For all of highs, the oohs and aahs, the discovery of new places and spaces, I am still burdened by a gnawing knowledge of how this world operates, and how little the majority of us realize that what we experienced was built on the backs of the American taxpayer. Read this brief history of Andrew Mellon, the benefactor the National Gallery of Art. What you are not told is that he was being pursued by the fed on tax evasion charges regarding art. It may just be a coincidence that he endowed the Gallery at exactly the same time a grand jury was convened, and that subsequently the charges were dropped. What we do know is the tax code allows the following: A member of the 1% buys a collection of works of art by a relatively unknown artist. Of course the art is on the cheap. He prevails upon a museum to accept a piece as a gift. The painting will appear in a new acquisitions exhibit. The artist's value is now enhanced as is the collection of the buyer. The buyer waits. Other museums want to own work by this artist. His portfolio grows. The original buyer watches as his collection's value skyrockets. He has choices. One of the most profound is to donate a big chunk either in his lifetime or upon his death and gain the tax deductible value of the gift, at its current value. So let's use real numbers. Painting bought for 1000 dollars.

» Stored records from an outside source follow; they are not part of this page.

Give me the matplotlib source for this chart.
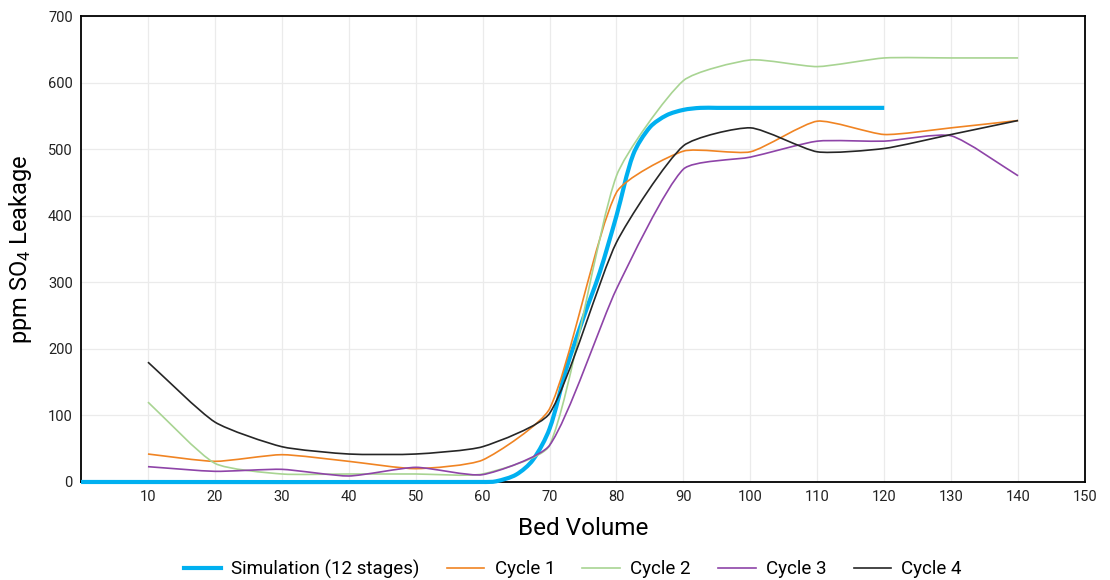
import matplotlib
matplotlib.use("Agg")
import matplotlib.pyplot as plt
from matplotlib.path import Path
from matplotlib.patches import PathPatch
from matplotlib.lines import Line2D
import numpy as np

plt.rcParams['font.family'] = ['Roboto', 'DejaVu Sans']
plt.rcParams['mathtext.default'] = 'regular'

# data
bed_volume = [10, 20, 30, 40, 50, 60, 70, 80, 90, 100, 110, 120, 130, 140]
cycle1 = [42, 31, 41, 31, 20, 33, 110, 435, 497, 496, 542, 522, 532, 543]
cycle2 = [120, 28, 12, 12, 12, 12, 55, 460, 603, 634, 624, 637, 637, 637]
cycle3 = [23, 16, 19, 9, 22, 11, 55, 290, 470, 488, 512, 512, 520, 460]
cycle4 = [180, 90, 53, 42, 42, 53, 103, 360, 505, 532, 496, 501, 522, 543]

sim_x = [0, 60, 62, 65, 67.5, 70, 72.5, 75, 77.5, 80, 82.5, 85, 87.5, 90, 92.5, 95, 100, 110, 120]
sim_y = [0, 0, 1, 11, 33, 80, 170, 245, 315, 400, 492, 533, 551, 559, 562, 562, 562, 562, 562]

x_ticks = [10, 20, 30, 40, 50, 60, 70, 80, 90, 100, 110, 120, 130, 140, 150]
y_ticks = [0, 100, 200, 300, 400, 500, 600, 700]

# rough pixel size of one data unit, so the smoothing works in screen space
PX_X = 6.69
PX_Y = 0.666


def smooth_path(x, y, tension=0.2):
    # smoothed line: bezier corners, arms scaled by chord lengths
    p = np.column_stack([np.asarray(x, float) * PX_X, np.asarray(y, float) * PX_Y])
    n = len(p)
    d = np.hypot(*np.diff(p, axis=0).T)
    tang_out = []
    tang_in = []
    for i in range(n):
        prev = p[i - 1] if i > 0 else p[i]
        nxt = p[i + 1] if i < n - 1 else p[i]
        d0 = d[i - 1] if i > 0 else 0.0
        d1 = d[i] if i < n - 1 else 0.0
        tot = d0 + d1
        tang_out.append((nxt - prev) * tension * (d1 / tot))
        tang_in.append((nxt - prev) * tension * (d0 / tot))
    verts = [p[0]]
    codes = [Path.MOVETO]
    for i in range(n - 1):
        verts += [p[i] + tang_out[i], p[i + 1] - tang_in[i + 1], p[i + 1]]
        codes += [Path.CURVE4] * 3
    verts = np.array(verts) / [PX_X, PX_Y]
    return Path(verts, codes)


series = [
    ("Simulation (12 stages)", sim_x, sim_y, "#00b0f0", 3.0, 0.3),
    ("Cycle 1", bed_volume, cycle1, "#f08423", 1.2, 0.2),
    ("Cycle 2", bed_volume, cycle2, "#a8d492", 1.2, 0.2),
    ("Cycle 3", bed_volume, cycle3, "#8e44a8", 1.2, 0.2),
    ("Cycle 4", bed_volume, cycle4, "#262626", 1.2, 0.2),
]

fig = plt.figure(figsize=(11.1, 5.8), dpi=100)
ax = fig.add_axes([0.073, 0.169, 0.9045, 0.8034])

handles = []
for i, (name, xs, ys, color, lw, tens) in enumerate(series):
    patch = PathPatch(smooth_path(xs, ys, tens), fill=False, edgecolor=color, lw=lw,
                      capstyle='butt', joinstyle='round', zorder=3 + i, clip_on=False)
    ax.add_patch(patch)
    handles.append(Line2D([], [], color=color, lw=lw, label=name))

ax.set_xlim(0, 150)
ax.set_ylim(0, 700)
ax.set_xticks(x_ticks)
ax.set_yticks(y_ticks)
ax.grid(True, color='#ebebeb', lw=0.9)
ax.set_axisbelow(True)
ax.tick_params(length=0, labelsize=10.5, pad=6, colors='#222222')
for s in ax.spines.values():
    s.set_color('black')
    s.set_linewidth(1.3)

ax.set_xlabel('Bed Volume', fontsize=17.5, labelpad=9)
ax.set_ylabel('ppm SO$_4$ Leakage', fontsize=17, labelpad=10)

fig.legend(handles=handles, loc='center', bbox_to_anchor=(0.516, 0.019), ncol=5,
           frameon=False, fontsize=13.5, handlelength=2.0, columnspacing=1.45, handletextpad=0.55)

fig.savefig('out.png', dpi=100)
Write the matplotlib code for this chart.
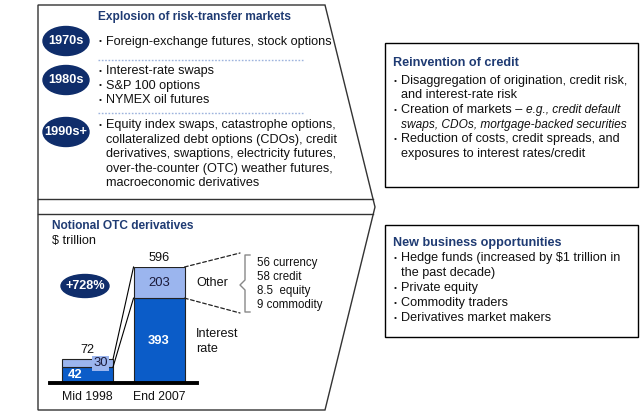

Painting donated at value determined by museum (the beneficiary) is now 250 thousand dollars. Tax benefit now applies to other income to the tune of 250K. We make up the difference.


In addition we are asked to pay admission to most of these institutions. It is one thing for a modern deMedici to commission a work, pay for it, enjoy the market value appreciation, or the self aggrandizing. It is quite another for us to run to the museums and reinforce the process of making all of them yet wealthier. Leave a buck at the MET. Don't feel guilty.